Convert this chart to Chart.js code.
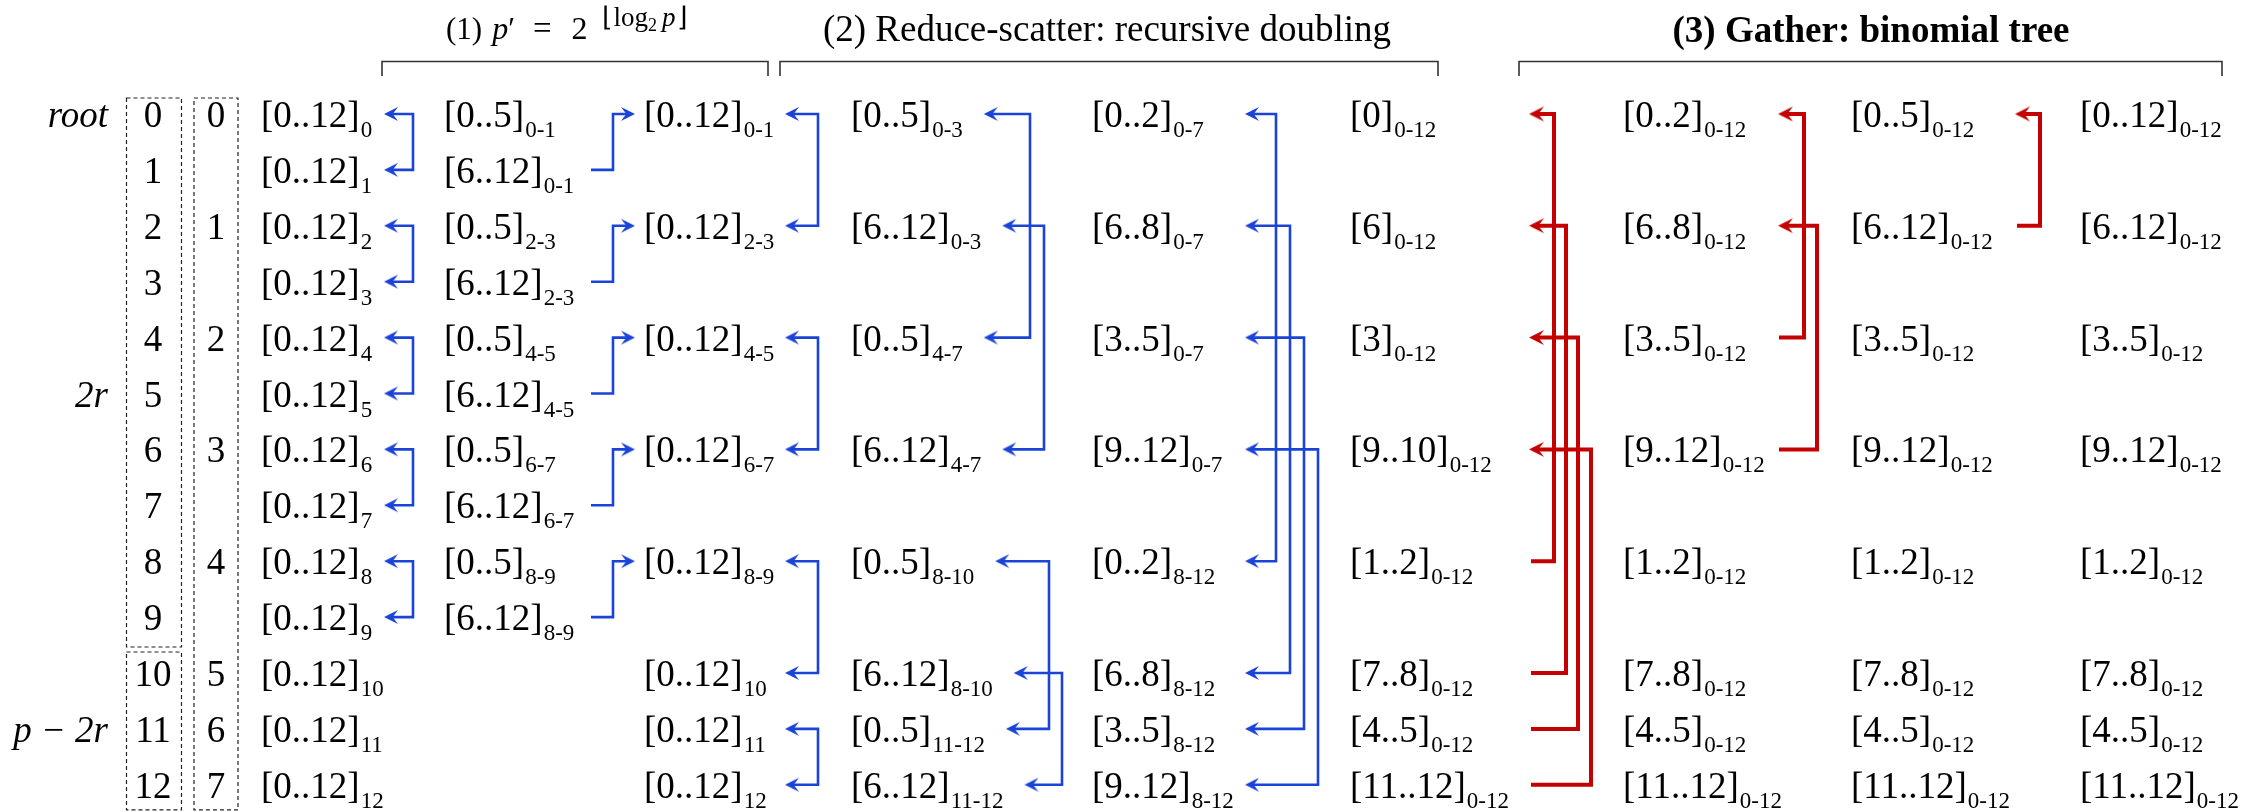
<!DOCTYPE html>
<html>
<head>
<meta charset="utf-8">
<script src="https://cdn.jsdelivr.net/npm/chart.js@4.4.1/dist/chart.umd.min.js"></script>
<style>
html,body{margin:0;padding:0;background:#ffffff;}
#wrap{width:2245px;height:812px;position:relative;}
</style>
</head>
<body>
<div id="wrap"><canvas id="c"></canvas></div>
<script>
// ================= DATA =================
// original process ranks (one row each)
const ranks = ['0','1','2','3','4','5','6','7','8','9','10','11','12'];
// new ranks after step (1), and the rows they sit on
const newRankRows = [0,2,4,6,8,10,11,12];
const newRanks = ['0','1','2','3','4','5','6','7'];
// group labels on the left
const groupLabels = ['root','2r','p \u2212 2r'];
const groupLabelRows = [0,5,11];

// column A : initial vectors
const rowsA = [0,1,2,3,4,5,6,7,8,9,10,11,12];
const mainA = ['[0..12]','[0..12]','[0..12]','[0..12]','[0..12]','[0..12]','[0..12]','[0..12]','[0..12]','[0..12]','[0..12]','[0..12]','[0..12]'];
const subA  = ['0','1','2','3','4','5','6','7','8','9','10','11','12'];
// column B : halves exchanged in step (1)
const rowsB = [0,1,2,3,4,5,6,7,8,9];
const mainB = ['[0..5]','[6..12]','[0..5]','[6..12]','[0..5]','[6..12]','[0..5]','[6..12]','[0..5]','[6..12]'];
const subB  = ['0-1','0-1','2-3','2-3','4-5','4-5','6-7','6-7','8-9','8-9'];
// column C : after step (1)
const rowsC = [0,2,4,6,8,10,11,12];
const mainC = ['[0..12]','[0..12]','[0..12]','[0..12]','[0..12]','[0..12]','[0..12]','[0..12]'];
const subC  = ['0-1','2-3','4-5','6-7','8-9','10','11','12'];
// column D : reduce-scatter, first doubling
const rowsD = [0,2,4,6,8,10,11,12];
const mainD = ['[0..5]','[6..12]','[0..5]','[6..12]','[0..5]','[6..12]','[0..5]','[6..12]'];
const subD  = ['0-3','0-3','4-7','4-7','8-10','8-10','11-12','11-12'];
// column E : reduce-scatter, second doubling
const rowsE = [0,2,4,6,8,10,11,12];
const mainE = ['[0..2]','[6..8]','[3..5]','[9..12]','[0..2]','[6..8]','[3..5]','[9..12]'];
const subE  = ['0-7','0-7','0-7','0-7','8-12','8-12','8-12','8-12'];
// column F : end of reduce-scatter
const rowsF = [0,2,4,6,8,10,11,12];
const mainF = ['[0]','[6]','[3]','[9..10]','[1..2]','[7..8]','[4..5]','[11..12]'];
const subF  = ['0-12','0-12','0-12','0-12','0-12','0-12','0-12','0-12'];
// columns G, H, I : binomial-tree gather
const rowsG = [0,2,4,6,8,10,11,12];
const mainG = ['[0..2]','[6..8]','[3..5]','[9..12]','[1..2]','[7..8]','[4..5]','[11..12]'];
const subG  = ['0-12','0-12','0-12','0-12','0-12','0-12','0-12','0-12'];
const rowsH = [0,2,4,6,8,10,11,12];
const mainH = ['[0..5]','[6..12]','[3..5]','[9..12]','[1..2]','[7..8]','[4..5]','[11..12]'];
const subH  = ['0-12','0-12','0-12','0-12','0-12','0-12','0-12','0-12'];
const rowsI = [0,2,4,6,8,10,11,12];
const mainI = ['[0..12]','[6..12]','[3..5]','[9..12]','[1..2]','[7..8]','[4..5]','[11..12]'];
const subI  = ['0-12','0-12','0-12','0-12','0-12','0-12','0-12','0-12'];

// communication steps: [row of one end, row of the other end]
const step1Pairs = [[0,1],[2,3],[4,5],[6,7],[8,9]];   // exchange halves (A)
const step2Pairs = [[1,0],[3,2],[5,4],[7,6],[9,8]];   // send reduced half B -> C
const step3Pairs = [[0,2],[4,6],[8,10],[11,12]];      // exchange (C)
const step4Pairs = [[0,4],[2,6],[8,11],[10,12]];      // exchange (D)
const step5Pairs = [[0,8],[2,10],[4,11],[6,12]];      // exchange (E)
const step6Pairs = [[8,0],[10,2],[11,4],[12,6]];      // gather F -> G
const step7Pairs = [[4,0],[6,2]];                     // gather G -> H
const step8Pairs = [[2,0]];                           // gather H -> I

const titles = ['(2) Reduce-scatter: recursive doubling','(3) Gather: binomial tree'];

// ================= LAYOUT / STYLE =================
const BLUE = '#1a44d8', RED = '#c40000';
const FONT = '"Liberation Serif", "Times New Roman", serif';
const MAIN_PX = 37, SUB_PX = 23;
const ROW0_PX = 114, ROW_STEP = 55.9;           // used only for y-axis range
const colX = {A:261,B:444,C:644,D:851,E:1092,F:1350,G:1623,H:1851,I:2080};
const columns = [
  {x:colX.A, rows:rowsA, main:mainA, sub:subA},
  {x:colX.B, rows:rowsB, main:mainB, sub:subB},
  {x:colX.C, rows:rowsC, main:mainC, sub:subC},
  {x:colX.D, rows:rowsD, main:mainD, sub:subD},
  {x:colX.E, rows:rowsE, main:mainE, sub:subE},
  {x:colX.F, rows:rowsF, main:mainF, sub:subF},
  {x:colX.G, rows:rowsG, main:mainG, sub:subG},
  {x:colX.H, rows:rowsH, main:mainH, sub:subH},
  {x:colX.I, rows:rowsI, main:mainI, sub:subI}
];

const mctx = document.createElement('canvas').getContext('2d');
function labelEnd(col, row){
  const i = col.rows.indexOf(row);
  mctx.font = MAIN_PX + 'px ' + FONT;
  let w = mctx.measureText(col.main[i]).width;
  mctx.font = SUB_PX + 'px ' + FONT;
  w += 1 + mctx.measureText(col.sub[i]).width;
  return col.x + w;
}

const steps = [
  {pairs:step1Pairs, kind:'exchange', tip:384, lanes:[413], color:'blue'},
  {pairs:step2Pairs, kind:'send', start:591, lanes:[613], tip:635, dir:1, color:'blue'},
  {pairs:step3Pairs, kind:'exchange', tip:785, lanes:[818], color:'blue'},
  {pairs:step4Pairs, kind:'exchange', tipCol:columns[3], gap:21, lanes:[1030,1044,1049,1062], color:'blue'},
  {pairs:step5Pairs, kind:'exchange', tip:1245, lanes:[1276,1290,1304,1318], color:'blue'},
  {pairs:step6Pairs, kind:'send', start:1531, lanes:[1554,1566,1578,1591], tip:1529, dir:-1, color:'red'},
  {pairs:step7Pairs, kind:'send', start:1779, lanes:[1804,1817], tip:1778, dir:-1, color:'red'},
  {pairs:step8Pairs, kind:'send', start:2017, lanes:[2040], tip:2015, dir:-1, color:'red'}
];
const STYLE = {
  blue:{color:BLUE, width:2.6, headL:14, headW:7},
  red:{color:RED, width:4, headL:15, headW:7.5}
};

function makeHead(st){
  const c = document.createElement('canvas');
  const L = st.headL, W = st.headW;
  c.width = Math.ceil(2*L + 4); c.height = Math.ceil(2*W + 4);
  const g = c.getContext('2d');
  const cx = c.width/2, cy = c.height/2;
  g.fillStyle = st.color;
  g.beginPath();
  g.moveTo(cx, cy);
  g.lineTo(cx - L, cy - W);
  g.lineTo(cx - L*0.62, cy);
  g.lineTo(cx - L, cy + W);
  g.closePath();
  g.fill();
  return c;
}

// ---- build connector datasets from the step data ----
const datasets = [];
const heads = {blue:[], red:[]};
steps.forEach(s => {
  const st = STYLE[s.color];
  const inset = st.headL * 0.55;
  s.pairs.forEach((p, i) => {
    const lane = s.lanes[Math.min(i, s.lanes.length - 1)];
    const r1 = p[0], r2 = p[1];
    let pts;
    if (s.kind === 'exchange') {
      const t1 = s.tipCol ? labelEnd(s.tipCol, r1) + s.gap : s.tip;
      const t2 = s.tipCol ? labelEnd(s.tipCol, r2) + s.gap : s.tip;
      pts = [{x:t1 + inset, y:r1}, {x:lane, y:r1}, {x:lane, y:r2}, {x:t2 + inset, y:r2}];
      heads[s.color].push({x:t1, y:r1, rot:180});
      heads[s.color].push({x:t2, y:r2, rot:180});
    } else {
      pts = [{x:s.start, y:r1}, {x:lane, y:r1}, {x:lane, y:r2}, {x:s.tip - s.dir*inset, y:r2}];
      heads[s.color].push({x:s.tip, y:r2, rot:s.dir > 0 ? 0 : 180});
    }
    datasets.push({
      data: pts, showLine: true, borderColor: st.color, borderWidth: st.width,
      pointRadius: 0, pointHoverRadius: 0, fill: false, tension: 0,
      borderJoinStyle: 'miter', borderCapStyle: 'butt'
    });
  });
});
['blue','red'].forEach(k => {
  const img = makeHead(STYLE[k]);
  datasets.push({
    data: heads[k], showLine: false, pointStyle: img, pointRadius: 8, pointHoverRadius: 8,
    pointRotation: ctx => (ctx.raw ? ctx.raw.rot : 0)
  });
});

// ---- text / frame plugin ----
function drawRuns(ctx, runs, x0, base, centered){
  let total = 0;
  runs.forEach(r => { ctx.font = r.f; r.w = ctx.measureText(r.t).width; total += r.w + (r.gap || 0); });
  let x = centered ? x0 - total/2 : x0;
  runs.forEach(r => { x += (r.gap || 0); ctx.font = r.f; ctx.fillText(r.t, x, base + (r.dy || 0)); x += r.w; });
}

const textPlugin = {
  id: 'diagramText',
  afterDatasetsDraw(chart){
    const ctx = chart.ctx, xs = chart.scales.x, ys = chart.scales.y;
    const X = v => xs.getPixelForValue(v), Y = v => ys.getPixelForValue(v);
    ctx.save();
    ctx.fillStyle = '#000';
    ctx.textBaseline = 'alphabetic';
    // value columns
    columns.forEach(col => {
      col.rows.forEach((r, i) => {
        const y = Y(r);
        ctx.textAlign = 'left';
        ctx.font = MAIN_PX + 'px ' + FONT;
        const w = ctx.measureText(col.main[i]).width;
        ctx.fillText(col.main[i], X(col.x), y + 13);
        ctx.font = SUB_PX + 'px ' + FONT;
        ctx.fillText(col.sub[i], X(col.x) + w + 1, y + 23);
      });
    });
    // rank numbers
    ctx.textAlign = 'center';
    ctx.font = MAIN_PX + 'px ' + FONT;
    ranks.forEach((t, i) => ctx.fillText(t, X(153), Y(i) + 13));
    newRanks.forEach((t, i) => ctx.fillText(t, X(216), Y(newRankRows[i]) + 13));
    // group labels
    ctx.textAlign = 'right';
    ctx.font = 'italic ' + MAIN_PX + 'px ' + FONT;
    groupLabels.forEach((t, i) => ctx.fillText(t, X(108), Y(groupLabelRows[i]) + 13));
    // dashed rank boxes
    ctx.strokeStyle = '#222';
    ctx.lineWidth = 1.2;
    ctx.setLineDash([4, 3]);
    const box = (x1, r1, x2, r2) => { ctx.strokeRect(X(x1), Y(r1), X(x2) - X(x1), Y(r2) - Y(r1)); };
    box(126.5, -0.286, 181.5, 9.535);
    box(126.5, 9.624, 181.5, 12.45);
    box(194, -0.286, 238, 12.45);
    ctx.setLineDash([]);
    // brackets
    ctx.strokeStyle = '#333';
    ctx.lineWidth = 1.6;
    [[382,768],[780,1438],[1519,2222]].forEach(b => {
      ctx.beginPath();
      ctx.moveTo(X(b[0]), 76); ctx.lineTo(X(b[0]), 61.5); ctx.lineTo(X(b[1]), 61.5); ctx.lineTo(X(b[1]), 76);
      ctx.stroke();
    });
    // titles
    ctx.textAlign = 'left';
    const f = (s, px) => s + ' ' + px + 'px ' + FONT;
    drawRuns(ctx, [
      {t:'(1)', f:f('', 31)},
      {t:'p', f:f('italic', 32), gap:10},
      {t:'\u2032', f:f('', 31)},
      {t:'=', f:f('', 33), gap:18},
      {t:'2', f:f('', 32), gap:20},
      {t:'\u230A', f:f('', 27), dy:-13, gap:14},
      {t:'log', f:f('', 27), dy:-13, gap:1},
      {t:'2', f:f('', 18), dy:-8},
      {t:'p', f:f('italic', 27), dy:-13, gap:5},
      {t:'\u230B', f:f('', 27), dy:-13, gap:1}
    ], X(446), 39, false);
    drawRuns(ctx, [{t:titles[0], f:f('', 37)}], X(1107), 41, true);
    drawRuns(ctx, [{t:titles[1], f:f('bold', 37)}], X(1871), 42, true);
    ctx.restore();
  }
};

new Chart(document.getElementById('c'), {
  type: 'scatter',
  data: { datasets },
  options: {
    responsive: true,
    maintainAspectRatio: false,
    animation: false,
    devicePixelRatio: 1,
    layout: { padding: 0, autoPadding: false },
    events: [],
    plugins: { legend: {display:false}, tooltip: {enabled:false}, title: {display:false} },
    scales: {
      x: { type:'linear', min:0, max:2245, display:false },
      y: { type:'linear', reverse:true, min:-ROW0_PX/ROW_STEP, max:(812-ROW0_PX)/ROW_STEP, display:false }
    }
  },
  plugins: [textPlugin]
});
</script>
</body>
</html>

→ STATED EXERCISE:
Copy nothing but the lines from the top of the material through the line holding "const groupLabelRows = [0,5,11];", exactly as written; omit pictures.

→ IN RESPONSE:
Convert this chart to Chart.js code.
<!DOCTYPE html>
<html>
<head>
<meta charset="utf-8">
<script src="https://cdn.jsdelivr.net/npm/chart.js@4.4.1/dist/chart.umd.min.js"></script>
<style>
html,body{margin:0;padding:0;background:#ffffff;}
#wrap{width:2245px;height:812px;position:relative;}
</style>
</head>
<body>
<div id="wrap"><canvas id="c"></canvas></div>
<script>
// ================= DATA =================
// original process ranks (one row each)
const ranks = ['0','1','2','3','4','5','6','7','8','9','10','11','12'];
// new ranks after step (1), and the rows they sit on
const newRankRows = [0,2,4,6,8,10,11,12];
const newRanks = ['0','1','2','3','4','5','6','7'];
// group labels on the left
const groupLabels = ['root','2r','p \u2212 2r'];
const groupLabelRows = [0,5,11];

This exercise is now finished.